Aaron Rodgers and the Packers were fried last weekend by a San Francisco 49ers offense led by Colin Kaepernick, who killed Green Bay by land and by air.
The 49ers quarterback is part of a group of versatile young passers who have become breakout stars playing in offenses that lean liberally on read-option concepts.
Rodgers and the Packers have a high-flying passing game of their own, and the former Super Bowl MVP isn't interested in seeing Green Bay move toward the option in 2013.
"I think the league is cyclical," Rodgers said on his weekly radio visit with ESPN Wisconsin, via the Milwaukee Journal Sentinel. "Things have come back around that have been used 20, 30 years ago. But this, too, I think, will pass. Some of the pistol, read-option stuff will eventually pass. Now it might not be for 10 more years. The athletic quarterback, I don't think, is going to pass at all. ...
"But I think, as we saw five years ago with the Wildcat stuff, it had its success and less and less people are doing it," Rodgers added. "Now it's more of the zone-read stuff, reading the end and keeping it or pulling it with a quarterback who has some athleticism. At some point, on some level, they are going to figure out a way to consistently stop that."
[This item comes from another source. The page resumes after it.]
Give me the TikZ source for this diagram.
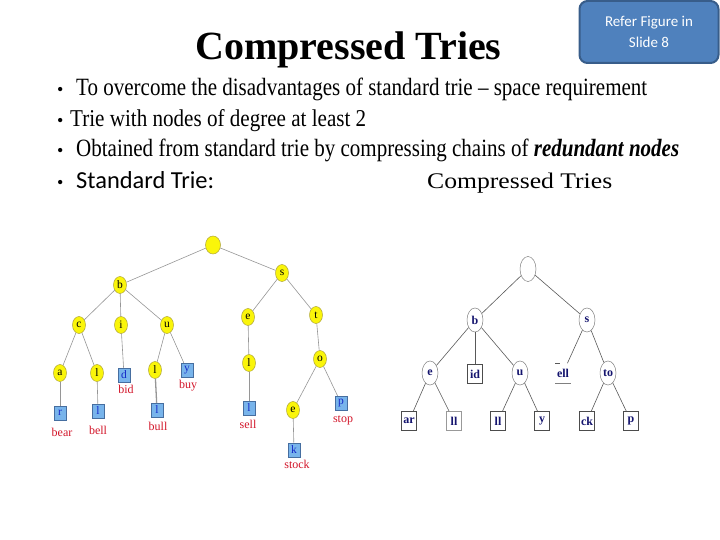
\documentclass[tikz,border=0pt]{standalone}
\usepackage{fontspec}
\setmainfont{Liberation Serif}
\newfontfamily\carl{Carlito}
\usetikzlibrary{shapes.geometric}
\definecolor{trieyellow}{RGB}{250,245,10}
\definecolor{yelborder}{RGB}{175,165,60}
\definecolor{leafblue}{RGB}{120,180,235}
\definecolor{leafborder}{RGB}{70,110,160}
\definecolor{leaftext}{RGB}{20,40,200}
\definecolor{lblred}{RGB}{210,20,40}
\definecolor{edgegray}{RGB}{150,150,150}
\definecolor{navytext}{RGB}{20,20,110}
\definecolor{boxfill}{RGB}{79,129,189}
\definecolor{boxline}{RGB}{56,93,138}
\begin{document}
\begin{tikzpicture}[x=1pt,y=-1pt,
 yel/.style={ellipse, fill=trieyellow, draw=yelborder, line width=0.5pt, minimum width=13pt, minimum height=17pt, inner sep=0pt, font=\fontsize{11.5}{11.5}\selectfont},
 leaf/.style={rectangle, fill=leafblue, draw=leafborder, line width=0.5pt, minimum width=12pt, minimum height=14pt, inner sep=0pt, text=leaftext, font=\fontsize{11.5}{11.5}\selectfont},
 lbl/.style={text=lblred, font=\fontsize{12}{12}\selectfont, inner sep=0pt},
 sedge/.style={draw=edgegray, line width=0.6pt},
 cn/.style={ellipse, draw=gray, fill=white, line width=0.5pt, minimum width=16pt, minimum height=24pt, inner sep=0pt, text=navytext, font=\fontsize{12}{12}\selectfont\bfseries},
 cb/.style={rectangle, draw=black!70, line width=0.7pt, minimum width=15pt, minimum height=19pt, inner sep=0pt, text=navytext, font=\fontsize{12}{12}\selectfont\bfseries},
 cedge/.style={draw=black!65, line width=0.6pt},
 txt/.style={anchor=base west, inner sep=0pt}]
\useasboundingbox (0,0) rectangle (720,540);

% title
\node[txt] (title) at (195,60) {\fontsize{40}{40}\selectfont\bfseries Compressed Tries};

% refer box
\node[draw=boxline, fill=boxfill, line width=2pt, rounded corners=8pt, minimum width=139pt, minimum height=62pt, inner sep=0pt] (refer) at (649,32) {};
\node[text=white, font=\carl\fontsize{15}{21}\selectfont, align=center] (refertxt) at (649,32) {Refer Figure in\\Slide 8};

% bullets
\foreach \yy/\nm in {96/b1,127/b2,157/b3,189/b4}
  \node[txt] (\nm) at (57,\yy) {\fontsize{18}{18}\selectfont •};
\node[txt] (l1) at (76,96) {\resizebox{571pt}{17.5pt}{To overcome the disadvantages of standard trie – space requirement}};
\node[txt] (l2) at (70,127) {\resizebox{296pt}{17pt}{Trie with nodes of degree at least 2}};
\node[txt] (l3) at (76,157) {\resizebox{603pt}{17.5pt}{Obtained from standard trie by compressing chains of \textbf{\textit{redundant nodes}}}};
\node[txt] (l4a) at (76,189) {\resizebox{138pt}{!}{\carl Standard Trie:}};
\node[txt] (l4b) at (427,189) {\resizebox{185pt}{15.5pt}{Compressed Tries}};

% ---------- standard trie ----------
\node[yel, minimum width=15pt, minimum height=18pt] (r) at (213,245) {};
\node[yel] (sb) at (120,285) {b};
\node[yel] (ss) at (282,273) {s};
\node[yel] (sc) at (79,325) {c};
\node[yel] (si) at (121,325) {i};
\node[yel] (su) at (167,325) {u};
\node[yel] (se) at (248,317) {e};
\node[yel] (st) at (316,315) {t};
\node[yel] (sa) at (60,373) {a};
\node[yel] (sl1) at (97,373) {l};
\node[leaf] (sd) at (124,375) {d};
\node[yel] (sl2) at (155,370) {l};
\node[leaf] (sy) at (187,370) {y};
\node[yel] (sl3) at (249,363) {l};
\node[yel] (so) at (320,359) {o};
\node[leaf] (sr) at (60,413) {r};
\node[leaf] (sl1b) at (98,411) {l};
\node[leaf] (sl2b) at (157,410) {l};
\node[leaf] (sl3b) at (249,408) {l};
\node[yel] (se2) at (293,410) {e};
\node[leaf] (sp) at (341,403) {p};
\node[leaf] (sk) at (294,450) {k};

\node[lbl] (tbear) at (62,432) {bear};
\node[lbl] (tbell) at (98,430) {bell};
\node[lbl] (tbid) at (126,389) {bid};
\node[lbl] (tbull) at (158,426) {bull};
\node[lbl] (tbuy) at (188,386) {buy};
\node[lbl] (tsell) at (248,424) {sell};
\node[lbl] (tstop) at (343,420) {stop};
\node[lbl] (tstock) at (297,464) {stock};

\foreach \a/\b in {r/sb, r/ss, sb/sc, sb/si, sb/su, sc/sa, sc/sl1, si/sd, su/sl2, su/sy,
  sa/sr, sl1/sl1b, ss/se, ss/st, se/sl3, sl3/sl3b, st/so, so/se2, so/sp, se2/sk}
  \draw[sedge] (\a) -- (\b);
\draw[sedge, line width=1.3pt] (sl2) -- (sl2b);

% ---------- compressed trie ----------
\node[cn, minimum height=25pt] (cr) at (528,269) {};
\node[cn] (cbb) at (475,320) {b};
\node[cn] (cs) at (587,320) {s};
\node[cn] (ce) at (430,373) {e};
\node[cb] (cid) at (475,374) {id};
\node[cn] (cu) at (520,373) {u};
\node[cb, draw=none] (cell) at (563,373) {ell};
\draw[cedge, draw=black!50] (cell.south west) -- (cell.south east);
\draw[cedge] (cell.north west) -- ++(5,0);
\node[cn] (cto) at (608,373) {to};
\node[cb] (car) at (409,421) {ar};
\node[cb, draw=black!40] (cll1) at (454,421) {ll};
\node[cb] (cll2) at (498,421) {ll};
\node[cb] (cy) at (542,421) {y};
\node[cb] (cck) at (587,421) {ck};
\node[cb] (cp) at (631,421) {p};

\foreach \a/\b in {cr/cbb, cr/cs, cbb/ce, cbb/cid, cbb/cu, ce/car, ce/cll1, cu/cll2, cu/cy,
  cs/cell, cs/cto, cto/cck, cto/cp}
  \draw[cedge] (\a) -- (\b);
\end{tikzpicture}
\end{document}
Rodgers isn't alone in that school of thought. We've seen fads on offense arrive, vanish and cycle back again.
With added game tape to reference, defenses will learn to scheme against the option with more success, but the relevence of the attack likely reflects to the type of quarterbacks entering the league. The idea of the NFL returning to 32 drop-back, pass-first quarterbacks is unrealistic, which Rodgers realizes.
Teams' approach to athletic quarterbacks, however, likely will change -- and then change again.